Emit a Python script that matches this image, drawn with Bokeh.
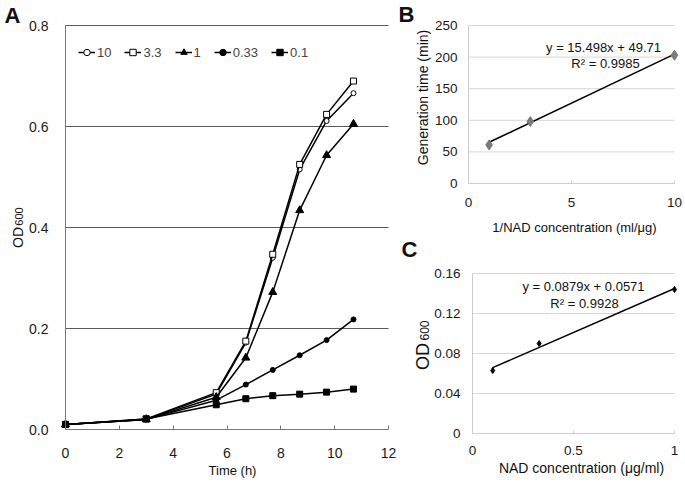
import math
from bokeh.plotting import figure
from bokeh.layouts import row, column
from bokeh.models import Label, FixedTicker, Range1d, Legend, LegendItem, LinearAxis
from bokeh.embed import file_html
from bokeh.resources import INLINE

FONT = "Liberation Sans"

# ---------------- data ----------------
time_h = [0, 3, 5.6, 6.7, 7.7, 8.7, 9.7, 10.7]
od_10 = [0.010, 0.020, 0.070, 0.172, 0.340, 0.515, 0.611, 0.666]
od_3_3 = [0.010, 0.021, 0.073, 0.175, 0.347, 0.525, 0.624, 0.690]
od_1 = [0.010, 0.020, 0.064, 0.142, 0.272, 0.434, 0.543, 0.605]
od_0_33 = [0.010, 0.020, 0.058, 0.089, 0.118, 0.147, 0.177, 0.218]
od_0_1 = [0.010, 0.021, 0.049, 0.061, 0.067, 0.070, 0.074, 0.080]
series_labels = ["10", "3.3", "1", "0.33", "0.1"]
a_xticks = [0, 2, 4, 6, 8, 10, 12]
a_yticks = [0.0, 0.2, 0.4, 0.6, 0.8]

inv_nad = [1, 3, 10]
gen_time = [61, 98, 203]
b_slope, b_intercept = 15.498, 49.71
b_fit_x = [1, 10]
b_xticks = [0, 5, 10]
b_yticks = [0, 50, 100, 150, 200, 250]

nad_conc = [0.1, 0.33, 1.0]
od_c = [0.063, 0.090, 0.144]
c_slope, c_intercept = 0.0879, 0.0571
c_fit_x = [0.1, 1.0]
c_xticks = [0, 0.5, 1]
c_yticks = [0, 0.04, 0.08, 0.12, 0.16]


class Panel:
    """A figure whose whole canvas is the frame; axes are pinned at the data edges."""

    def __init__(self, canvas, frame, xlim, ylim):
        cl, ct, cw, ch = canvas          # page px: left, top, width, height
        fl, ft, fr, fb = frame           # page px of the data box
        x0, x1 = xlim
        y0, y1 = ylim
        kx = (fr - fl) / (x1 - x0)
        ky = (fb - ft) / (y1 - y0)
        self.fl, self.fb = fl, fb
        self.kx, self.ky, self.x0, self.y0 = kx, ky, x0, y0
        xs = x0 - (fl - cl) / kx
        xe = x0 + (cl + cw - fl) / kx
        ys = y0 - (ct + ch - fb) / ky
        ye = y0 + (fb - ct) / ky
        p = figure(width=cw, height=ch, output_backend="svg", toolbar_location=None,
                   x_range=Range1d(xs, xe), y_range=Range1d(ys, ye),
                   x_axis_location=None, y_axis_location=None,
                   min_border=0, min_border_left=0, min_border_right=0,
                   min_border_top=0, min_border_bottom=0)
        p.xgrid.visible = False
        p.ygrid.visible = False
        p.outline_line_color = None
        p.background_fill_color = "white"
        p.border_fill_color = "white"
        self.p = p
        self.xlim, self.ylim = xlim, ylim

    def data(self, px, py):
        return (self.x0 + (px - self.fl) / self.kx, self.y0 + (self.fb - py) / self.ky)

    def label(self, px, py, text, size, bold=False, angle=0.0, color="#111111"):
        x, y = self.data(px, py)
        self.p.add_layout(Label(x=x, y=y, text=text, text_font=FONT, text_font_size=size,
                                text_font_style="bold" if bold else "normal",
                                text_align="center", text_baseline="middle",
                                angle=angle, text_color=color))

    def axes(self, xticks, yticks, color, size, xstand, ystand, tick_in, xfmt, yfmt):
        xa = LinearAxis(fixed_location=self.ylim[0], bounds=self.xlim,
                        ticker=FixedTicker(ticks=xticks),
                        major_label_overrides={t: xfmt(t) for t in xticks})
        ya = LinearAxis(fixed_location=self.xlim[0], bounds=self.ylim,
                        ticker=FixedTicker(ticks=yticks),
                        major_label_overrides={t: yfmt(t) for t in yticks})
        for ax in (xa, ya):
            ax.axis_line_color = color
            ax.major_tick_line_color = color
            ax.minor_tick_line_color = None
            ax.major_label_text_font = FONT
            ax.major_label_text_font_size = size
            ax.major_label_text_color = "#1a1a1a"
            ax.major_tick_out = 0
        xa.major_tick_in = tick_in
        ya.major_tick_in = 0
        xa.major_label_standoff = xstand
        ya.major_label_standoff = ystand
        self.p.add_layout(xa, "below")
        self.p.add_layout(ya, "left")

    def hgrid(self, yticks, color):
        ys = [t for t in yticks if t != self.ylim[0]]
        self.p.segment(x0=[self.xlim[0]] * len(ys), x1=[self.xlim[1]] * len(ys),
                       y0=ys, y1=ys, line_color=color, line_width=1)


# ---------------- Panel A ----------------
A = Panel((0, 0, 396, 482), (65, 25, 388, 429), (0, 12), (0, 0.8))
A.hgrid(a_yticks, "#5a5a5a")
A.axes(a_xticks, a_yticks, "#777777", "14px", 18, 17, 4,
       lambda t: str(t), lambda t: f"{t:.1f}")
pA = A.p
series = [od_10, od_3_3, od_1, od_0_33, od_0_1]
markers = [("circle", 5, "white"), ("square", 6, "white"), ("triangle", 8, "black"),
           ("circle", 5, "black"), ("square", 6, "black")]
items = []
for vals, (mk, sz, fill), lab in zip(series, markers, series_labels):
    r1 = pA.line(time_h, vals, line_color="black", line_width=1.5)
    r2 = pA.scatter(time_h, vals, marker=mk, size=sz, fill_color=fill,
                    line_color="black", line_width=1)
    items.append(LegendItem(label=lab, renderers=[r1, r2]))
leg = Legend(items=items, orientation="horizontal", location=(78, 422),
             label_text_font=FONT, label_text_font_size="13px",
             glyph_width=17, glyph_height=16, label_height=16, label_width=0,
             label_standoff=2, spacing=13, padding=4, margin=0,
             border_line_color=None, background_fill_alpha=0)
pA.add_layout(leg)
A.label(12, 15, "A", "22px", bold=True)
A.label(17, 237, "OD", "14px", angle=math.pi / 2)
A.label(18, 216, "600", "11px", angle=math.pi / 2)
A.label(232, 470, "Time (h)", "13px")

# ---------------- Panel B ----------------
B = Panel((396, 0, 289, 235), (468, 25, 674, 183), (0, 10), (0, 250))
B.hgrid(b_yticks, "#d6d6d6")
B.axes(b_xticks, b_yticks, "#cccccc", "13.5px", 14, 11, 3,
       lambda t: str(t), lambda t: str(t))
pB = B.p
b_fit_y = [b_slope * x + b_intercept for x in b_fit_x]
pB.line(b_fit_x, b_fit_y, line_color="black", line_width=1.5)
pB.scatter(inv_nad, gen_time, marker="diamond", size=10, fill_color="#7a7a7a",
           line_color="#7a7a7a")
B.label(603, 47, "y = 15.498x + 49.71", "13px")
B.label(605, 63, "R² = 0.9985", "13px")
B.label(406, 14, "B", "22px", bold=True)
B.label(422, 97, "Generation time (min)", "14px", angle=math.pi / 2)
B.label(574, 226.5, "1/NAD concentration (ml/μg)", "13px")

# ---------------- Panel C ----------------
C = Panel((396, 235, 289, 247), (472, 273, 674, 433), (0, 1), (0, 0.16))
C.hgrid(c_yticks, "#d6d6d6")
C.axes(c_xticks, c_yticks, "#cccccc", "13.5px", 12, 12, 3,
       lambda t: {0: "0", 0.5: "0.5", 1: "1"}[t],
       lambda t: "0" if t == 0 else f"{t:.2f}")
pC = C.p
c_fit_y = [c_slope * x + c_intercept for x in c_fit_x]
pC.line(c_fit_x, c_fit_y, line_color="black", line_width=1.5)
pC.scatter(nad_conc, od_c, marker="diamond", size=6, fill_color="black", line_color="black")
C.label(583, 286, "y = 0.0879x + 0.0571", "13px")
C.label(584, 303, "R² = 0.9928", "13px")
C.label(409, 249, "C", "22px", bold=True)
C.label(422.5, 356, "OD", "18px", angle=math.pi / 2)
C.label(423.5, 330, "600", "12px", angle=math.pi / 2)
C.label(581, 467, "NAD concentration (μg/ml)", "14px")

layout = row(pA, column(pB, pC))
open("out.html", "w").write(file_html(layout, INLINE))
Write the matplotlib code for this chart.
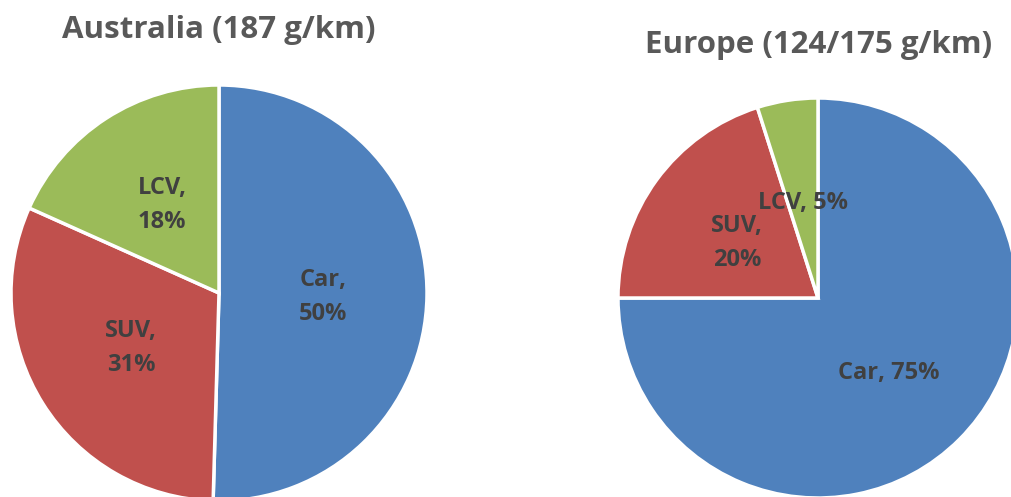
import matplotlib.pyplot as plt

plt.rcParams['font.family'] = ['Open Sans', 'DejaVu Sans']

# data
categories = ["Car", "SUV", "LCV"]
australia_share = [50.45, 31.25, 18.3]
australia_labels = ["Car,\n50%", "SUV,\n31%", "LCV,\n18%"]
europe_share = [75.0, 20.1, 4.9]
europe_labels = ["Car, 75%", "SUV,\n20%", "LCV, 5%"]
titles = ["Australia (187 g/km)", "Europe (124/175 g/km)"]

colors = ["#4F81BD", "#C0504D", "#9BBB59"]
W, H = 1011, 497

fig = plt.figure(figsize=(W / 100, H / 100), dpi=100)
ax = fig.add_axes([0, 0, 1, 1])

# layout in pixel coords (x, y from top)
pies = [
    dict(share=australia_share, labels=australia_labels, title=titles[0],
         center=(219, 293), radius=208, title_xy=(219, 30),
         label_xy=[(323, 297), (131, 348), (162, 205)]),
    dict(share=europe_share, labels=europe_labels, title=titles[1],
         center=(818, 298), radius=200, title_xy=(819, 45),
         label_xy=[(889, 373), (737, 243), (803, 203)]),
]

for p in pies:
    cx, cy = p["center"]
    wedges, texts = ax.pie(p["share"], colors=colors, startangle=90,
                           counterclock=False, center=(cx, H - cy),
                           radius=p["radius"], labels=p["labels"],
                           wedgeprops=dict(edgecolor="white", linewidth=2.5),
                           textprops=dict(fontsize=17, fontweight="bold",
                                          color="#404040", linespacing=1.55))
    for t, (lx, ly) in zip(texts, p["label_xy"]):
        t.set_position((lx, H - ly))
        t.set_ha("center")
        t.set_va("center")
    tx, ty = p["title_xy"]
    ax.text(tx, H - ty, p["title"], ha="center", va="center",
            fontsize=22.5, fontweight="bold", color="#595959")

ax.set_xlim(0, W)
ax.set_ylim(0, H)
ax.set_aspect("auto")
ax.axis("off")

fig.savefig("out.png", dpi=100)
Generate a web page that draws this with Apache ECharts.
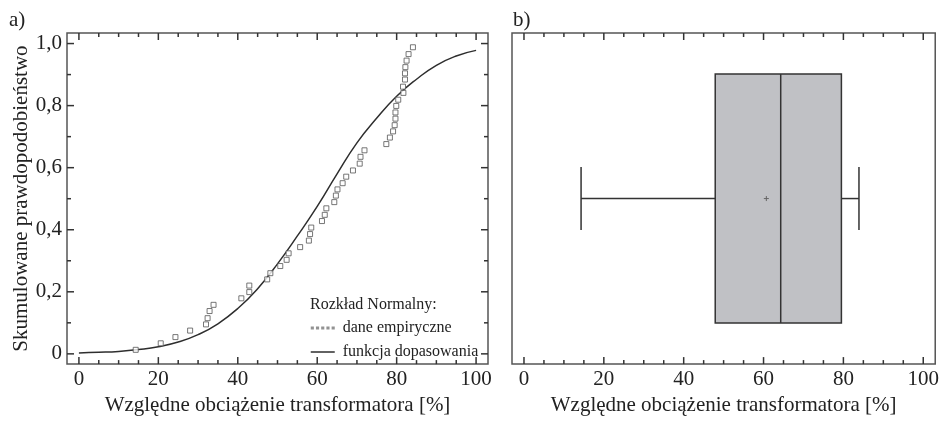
========
_Challenge_. Your task is to repeat exactly the lines from the one containing "Write the matplotlib code for this chart." through the end of the material, both included, and only those, without pictures.

_Solution to the problem_.
Write the matplotlib code for this chart.
import matplotlib.pyplot as plt

plt.rcParams['font.family'] = ['Open Sans', 'DejaVu Sans']

# data
categories = ["Car", "SUV", "LCV"]
australia_share = [50.45, 31.25, 18.3]
australia_labels = ["Car,\n50%", "SUV,\n31%", "LCV,\n18%"]
europe_share = [75.0, 20.1, 4.9]
europe_labels = ["Car, 75%", "SUV,\n20%", "LCV, 5%"]
titles = ["Australia (187 g/km)", "Europe (124/175 g/km)"]

colors = ["#4F81BD", "#C0504D", "#9BBB59"]
W, H = 1011, 497

fig = plt.figure(figsize=(W / 100, H / 100), dpi=100)
ax = fig.add_axes([0, 0, 1, 1])

# layout in pixel coords (x, y from top)
pies = [
    dict(share=australia_share, labels=australia_labels, title=titles[0],
         center=(219, 293), radius=208, title_xy=(219, 30),
         label_xy=[(323, 297), (131, 348), (162, 205)]),
    dict(share=europe_share, labels=europe_labels, title=titles[1],
         center=(818, 298), radius=200, title_xy=(819, 45),
         label_xy=[(889, 373), (737, 243), (803, 203)]),
]

for p in pies:
    cx, cy = p["center"]
    wedges, texts = ax.pie(p["share"], colors=colors, startangle=90,
                           counterclock=False, center=(cx, H - cy),
                           radius=p["radius"], labels=p["labels"],
                           wedgeprops=dict(edgecolor="white", linewidth=2.5),
                           textprops=dict(fontsize=17, fontweight="bold",
                                          color="#404040", linespacing=1.55))
    for t, (lx, ly) in zip(texts, p["label_xy"]):
        t.set_position((lx, H - ly))
        t.set_ha("center")
        t.set_va("center")
    tx, ty = p["title_xy"]
    ax.text(tx, H - ty, p["title"], ha="center", va="center",
            fontsize=22.5, fontweight="bold", color="#595959")

ax.set_xlim(0, W)
ax.set_ylim(0, H)
ax.set_aspect("auto")
ax.axis("off")

fig.savefig("out.png", dpi=100)
Generate a web page that draws this with Apache ECharts.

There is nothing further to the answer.